A reader sent me this excellent question. She wants to be able to easily view the many items in her growing digital scrapbook stash.

I am new to digi-scrapping but have been saving digital freebie kits, etc. over the last year. How is the best way to organize and be able to see what I have without opening everything up and taking up so much memory?

While there are many ways to organize your digital supplies, there is one system that I find super simple and perfect for beginners like this reader. For every new kit or collection, I create a folder labeled as follows: Designer – Kit/Collection Name type of product.

For example, this week’s new kit by Kristin Cronin-Barrow is called Bookworm. I would label the folder: KristinCB – Bookworm kit.


For me, that last portion of the folder name is what is critical. Labeling a download as kit, mini kit, template, quick page, papers, word art, stitching, etc. is oh-so-helpful when you’re browsing.
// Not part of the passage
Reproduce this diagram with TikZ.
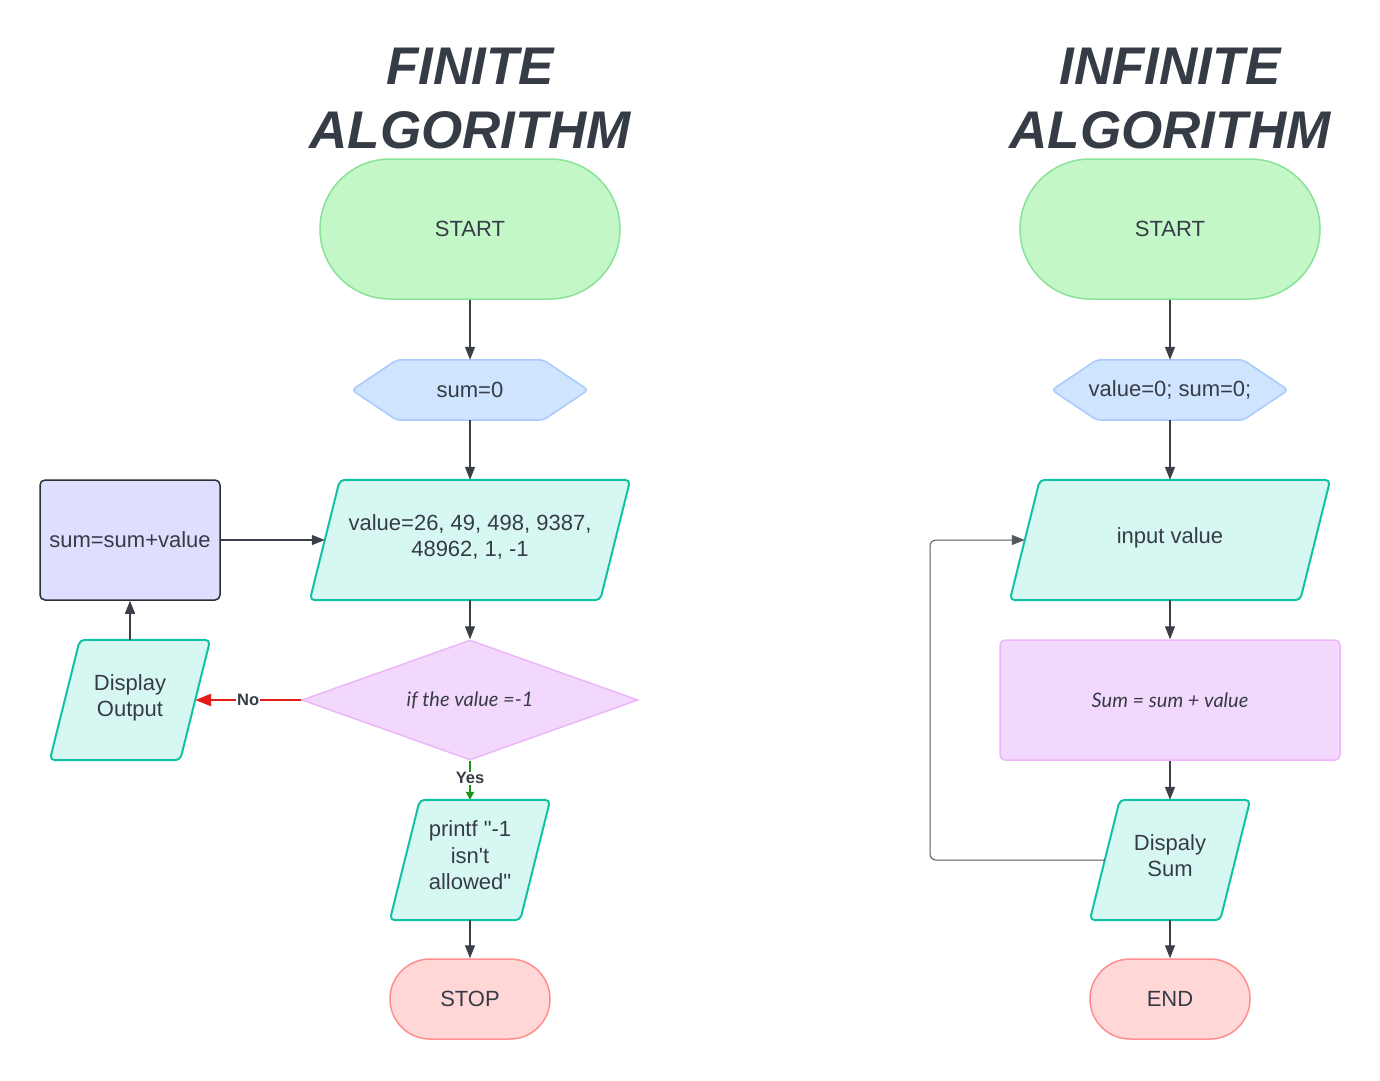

In addition to these folders, I also separate freebies from purchased kits. This helps keeps your stash clutter-free, making it easy to toss freebies you’re aren’t ever going to use!

Tips for stash browsing

The second part of this reader’s question is arguably most critical. There are a couple of ways to view digital products without opening them.

1. Slideshow view – With both PC and Mac, the slideshow view in the file browser can be used to scroll through items with just a press of an arrow or click of the mouse. On a Mac, you get the added bonus of popping up a slideshow using the space bar.

2. Photo organization software – Tools like Adobe Bridge, ACDSee, Picasa and iPhoto allow you to browse and sort supplies. Each of these has some sort of tagging system, allowing you to classify each item to your own specification.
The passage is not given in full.